自民党、野党2年目

生活者主権の会代表 小俣 一郎


 菅改造内閣で大臣始め政務三役のほとんどが入れ替わってしまった。各大臣の2年目に期待していただけに非常に残念である。民主党内閣でも、首相が代わるとやはりいろいろな政治力学が働くということなのだろう。

 しかし、政治主導を旗頭に、先頭に立って政府の運営を担ってきた各政務三役のこの1年間の経験は、自民党政権時代とはかなり異なった形で各政治家の身についたはずである。その経験は今後の新たな政治活動の展開において大いに役立つことになるだろう。

不満はあるが、ひとまずそれは置いて、今回の政務三役の大幅な入れ替えで、政府に入って実際の行政に携わる経験を持つ政治家の数がさらに増えるということを前向きに考えたい。

 さて、菅改造内閣を襲う荒波は依然高いが、ともかく民主党内閣は2年目に入った。そしてそれはついに自民党が野党2年目を迎えたということでもある。

細川〜羽田内閣は1年持たなかった。自民党は直ぐに与党に戻り、それまでの政治運営が結果的に継続することになった。日本の政治は、大きく変化する大切な機会を逸してしまったのである。

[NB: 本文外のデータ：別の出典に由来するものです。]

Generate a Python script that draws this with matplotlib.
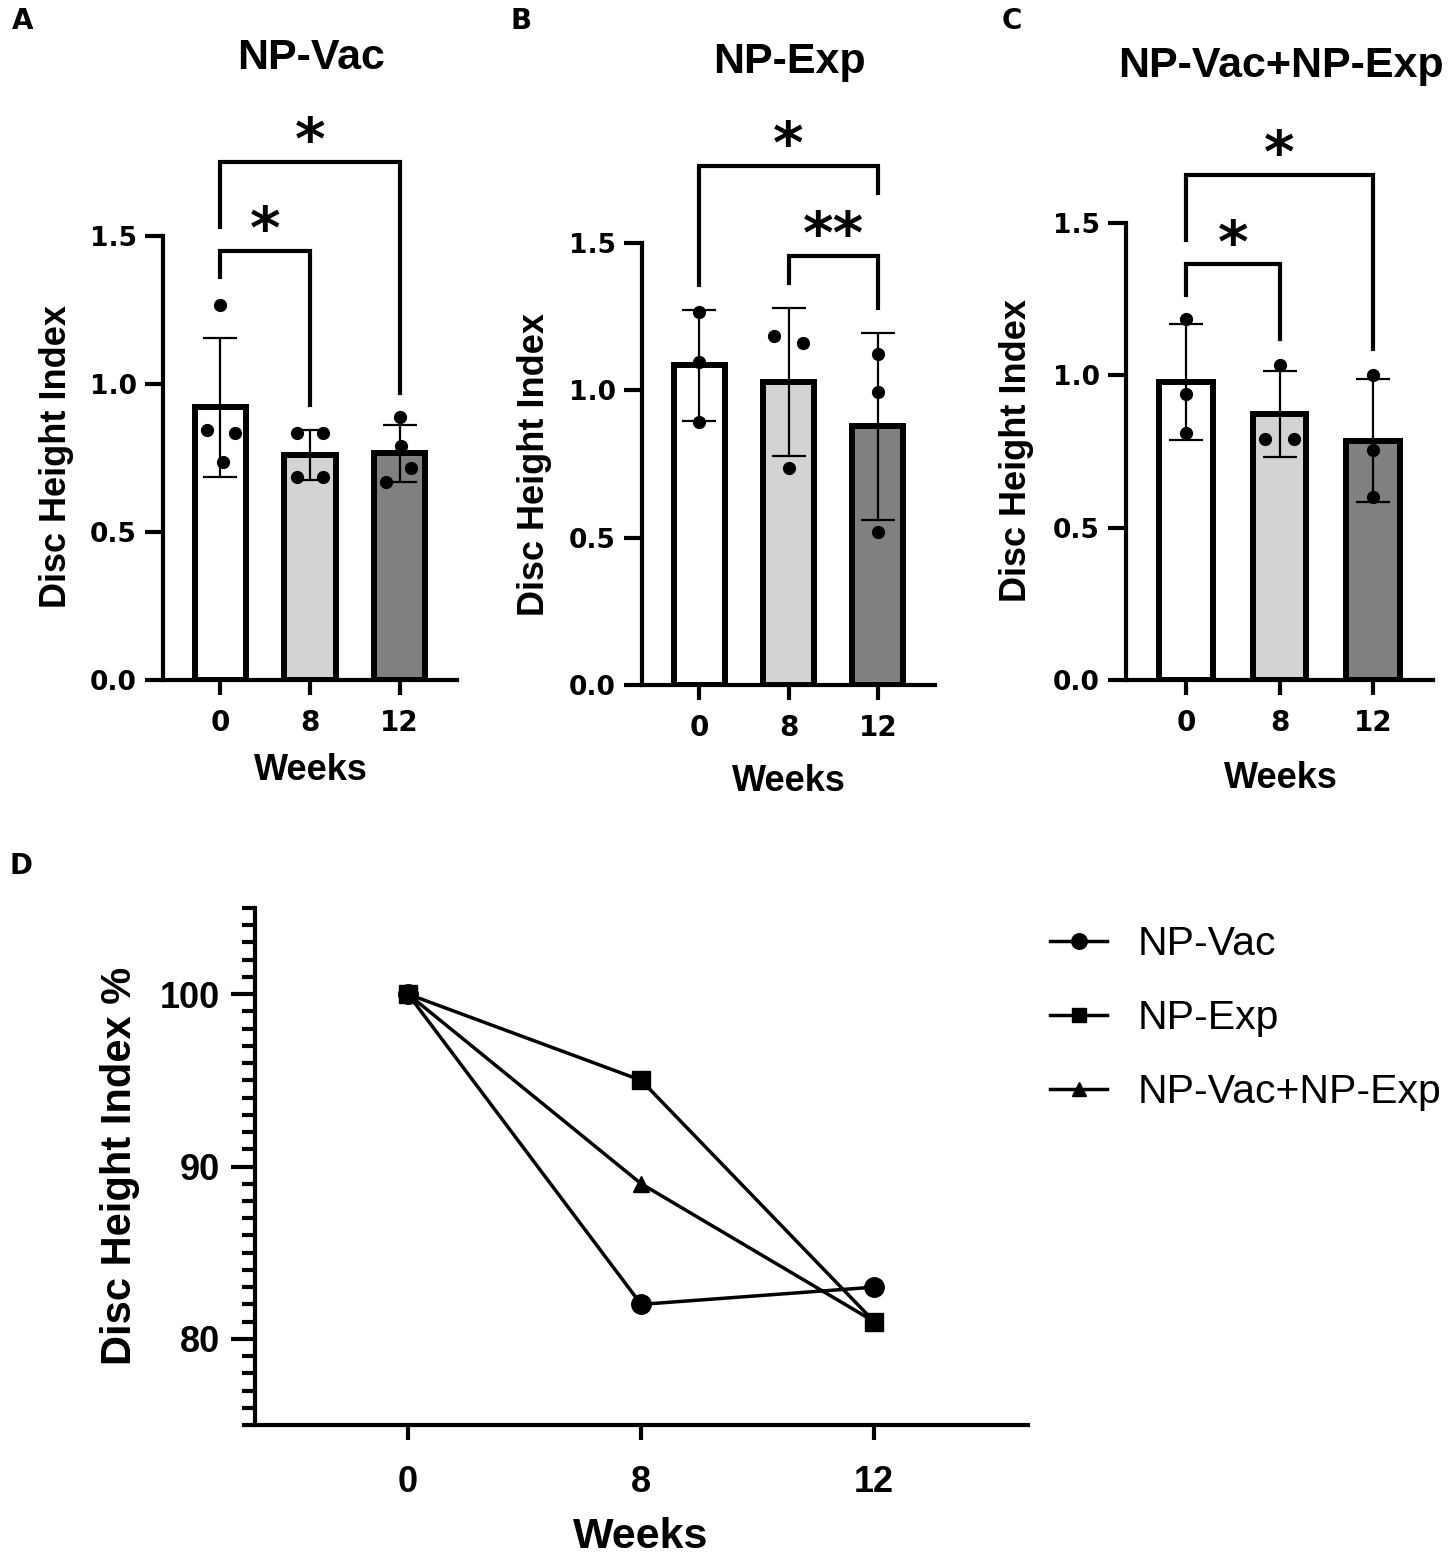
import numpy as np
import matplotlib
matplotlib.use("Agg")
import matplotlib.pyplot as plt
from matplotlib.ticker import MultipleLocator, FormatStrFormatter

# ---- values ----
weeks = ["0", "8", "12"]

# disc height index of each animal, per time point
vac_pts = [[1.267, 0.845, 0.836, 0.736],
           [0.833, 0.833, 0.686, 0.686],
           [0.888, 0.790, 0.716, 0.669]]
exp_pts = [[1.265, 1.096, 0.892],
           [1.183, 1.161, 0.738],
           [1.122, 0.993, 0.520]]
comb_pts = [[1.185, 0.938, 0.812],
            [1.035, 0.792, 0.792],
            [1.000, 0.755, 0.600]]

# significance comparisons (group a, group b, label)
vac_sig = [(0, 1, "*"), (0, 2, "*")]
exp_sig = [(0, 2, "*"), (1, 2, "**")]
comb_sig = [(0, 1, "*"), (0, 2, "*")]

# panel D: % of week 0
pct_vac = [100, 82, 83]
pct_exp = [100, 95, 81]
pct_comb = [100, 89, 81]

# ---- layout / style ----
W, H = 1452, 1562
bar_colors = ["white", "#d3d3d3", "#808080"]
BOLD = ["Liberation Sans", "DejaVu Sans"]

fig = plt.figure(figsize=(W / 100, H / 100), dpi=100)


def px_axes(l, t, r, b):
    return fig.add_axes([l / W, 1 - b / H, (r - l) / W, (b - t) / H])


def px_text(x, y, s, **kw):
    fig.text(x / W, 1 - y / H, s, **kw)


def bar_panel(ax, pts, jit, sig, brk):
    x = np.arange(3)
    means = [np.mean(p) for p in pts]
    sds = [np.std(p, ddof=1) for p in pts]
    ax.bar(x, means, width=0.57, color=bar_colors, edgecolor="black",
           linewidth=4.3, zorder=2)
    ax.errorbar(x, means, yerr=sds, fmt="none", ecolor="black",
                elinewidth=1.6, capsize=12, capthick=1.6, zorder=3)
    for i in range(3):
        ax.plot(i + np.array(jit[i]), pts[i], "o", color="black", ms=8.5,
                zorder=4)
    for (a, b, lab), (yb, ya, yc) in zip(sig, brk):
        ax.plot([a, a, b, b], [ya, yb, yb, yc], color="black", lw=3,
                clip_on=False, solid_joinstyle="miter", zorder=5)
        ax.annotate(lab, xy=((a + b) / 2, yb), xytext=(0, 2),
                    textcoords="offset points", ha="center", va="baseline",
                    fontsize=42, fontweight="bold", family="DejaVu Sans",
                    annotation_clip=False)
    ax.set_xlim(-0.64, 2.64)
    ax.set_ylim(0, 1.5)
    ax.set_yticks([0, 0.5, 1.0, 1.5])
    ax.yaxis.set_major_formatter(FormatStrFormatter("%.1f"))
    ax.set_xticks(x)
    ax.set_xticklabels(weeks)
    for s in ["top", "right"]:
        ax.spines[s].set_visible(False)
    for s in ["left", "bottom"]:
        ax.spines[s].set_linewidth(3)
    ax.tick_params(axis="y", length=13, width=3, pad=6, labelsize=19)
    ax.tick_params(axis="x", length=11, width=3, pad=10, labelsize=20)
    for t in ax.get_xticklabels() + ax.get_yticklabels():
        t.set_fontweight("bold")
        t.set_family("DejaVu Sans")


# panel A
axa = px_axes(163, 236, 457, 680)
bar_panel(axa, vac_pts,
          [[0, -0.15, 0.16, 0.03], [-0.15, 0.15, -0.15, 0.15],
           [0, 0.02, 0.13, -0.15]],
          vac_sig, [(1.45, 1.36, 0.93), (1.75, 1.53, 0.97)])

# panel B
axb = px_axes(642, 243, 935, 685)
bar_panel(axb, exp_pts,
          [[0, 0, 0], [-0.16, 0.16, 0], [0, 0, 0]],
          exp_sig, [(1.763, 1.356, 1.668), (1.457, 1.365, 1.278)])

# panel C
axc = px_axes(1126, 223, 1433, 680)
bar_panel(axc, comb_pts,
          [[0, 0, 0], [0, -0.15, 0.15], [0, 0, 0]],
          comb_sig, [(1.364, 1.264, 1.118), (1.659, 1.445, 1.085)])

for (cx, tx, title), (ly, lx, wy) in zip(
        [(311, 58, "NP-Vac"), (789, 62, "NP-Exp"), (1281, 66, "NP-Vac+NP-Exp")],
        [(456, 57, 770), (464, 534, 782), (451, 1016, 778)]):
    px_text(cx, tx, title, ha="center", va="center", fontsize=31,
            fontweight="bold", family=BOLD)
    px_text(lx, ly, "Disc Height Index", ha="center", va="center",
            rotation=90, fontsize=26, fontweight="bold", family=BOLD)
    px_text(cx, wy, "Weeks", ha="center", va="center", fontsize=26,
            fontweight="bold", family=BOLD)

# panel D
axd = px_axes(255, 908, 1028, 1425)
xd = np.arange(3)
axd.plot(xd, pct_vac, "-o", color="black", lw=2.5, ms=14, label="NP-Vac")
axd.plot(xd, pct_exp, "-s", color="black", lw=2.5, ms=13, label="NP-Exp")
axd.plot(xd, pct_comb, "-^", color="black", lw=2.5, ms=12,
         label="NP-Vac+NP-Exp")
axd.set_xlim(-0.657, 2.66)
axd.set_ylim(75, 105)
axd.set_yticks([80, 90, 100])
axd.yaxis.set_minor_locator(MultipleLocator(1))
axd.set_xticks(xd)
axd.set_xticklabels(weeks)
for s in ["top", "right"]:
    axd.spines[s].set_visible(False)
for s in ["left", "bottom"]:
    axd.spines[s].set_linewidth(3)
axd.tick_params(axis="y", which="major", length=17, width=3, pad=8,
                labelsize=26)
axd.tick_params(axis="y", which="minor", length=9.5, width=3)
axd.tick_params(axis="x", length=11, width=3, pad=18, labelsize=26)
for t in axd.get_yticklabels() + axd.get_xticklabels():
    t.set_fontweight("bold")
    t.set_family(BOLD)
px_text(120, 1166, "Disc Height Index %", ha="center", va="center",
        rotation=90, fontsize=30, fontweight="bold", family=BOLD)
px_text(641, 1537, "Weeks", ha="center", va="center", fontsize=31,
        fontweight="bold", family=BOLD)

fig.legend(*axd.get_legend_handles_labels(), loc="upper left",
           bbox_to_anchor=(1050 / W, 1 - 925 / H), frameon=False,
           prop={"family": BOLD, "size": 29.5}, handlelength=1.4,
           handletextpad=0.75, labelspacing=0.88, borderpad=0,
           borderaxespad=0, markerscale=0.8)

# panel letters
for x, y, s in [(23, 21, "A"), (521, 21, "B"), (1012, 21, "C"), (21, 866, "D")]:
    px_text(x, y, s, ha="center", va="center", fontsize=20,
            fontweight="bold", family="DejaVu Sans")

fig.savefig("out.png", dpi=100)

しかし、昨年の政権交代は、前回とは異なり、やっと実現した本格的な政権交代である。

多くの有力な議員がさらに自民党を離れていき、いま旧自民党勢力が多くの政党に分かれて存在するという状況になっている。

一方、自民党本体も幹部の若返り等々の変化を始めている。政権交代を機に、日本の政治はさらに大きく動いているのである。

自民党は長く日本の政治を支えてきた政党である。しかし、あまりにも長く政権の座にいたために、多くのしがらみができ、それが政治を歪めることにもなった。

日本の政治がより良くなるには自民党に脱皮してもらわなければならない。そしてそのためにはもう少し政権から離れていてもらう必要がある。

政権交代後の民主党内閣が行ったいろいろな、新たな試みは、官僚に代表される既成組織の予想以上に厚い壁に阻まれ、その意気込みにもかかわらず「3歩前進2歩後退」といった状況かと思う。しかし前には進んでいる。

事業仕分け第3弾ではいよいよ特別会計に切り込む。自民党政権ではできなかったことである。

新しいことに困難は付き物である。菅民主党内閣には、ひるむことなく、そしてしたたかに頑張ってもらいたい。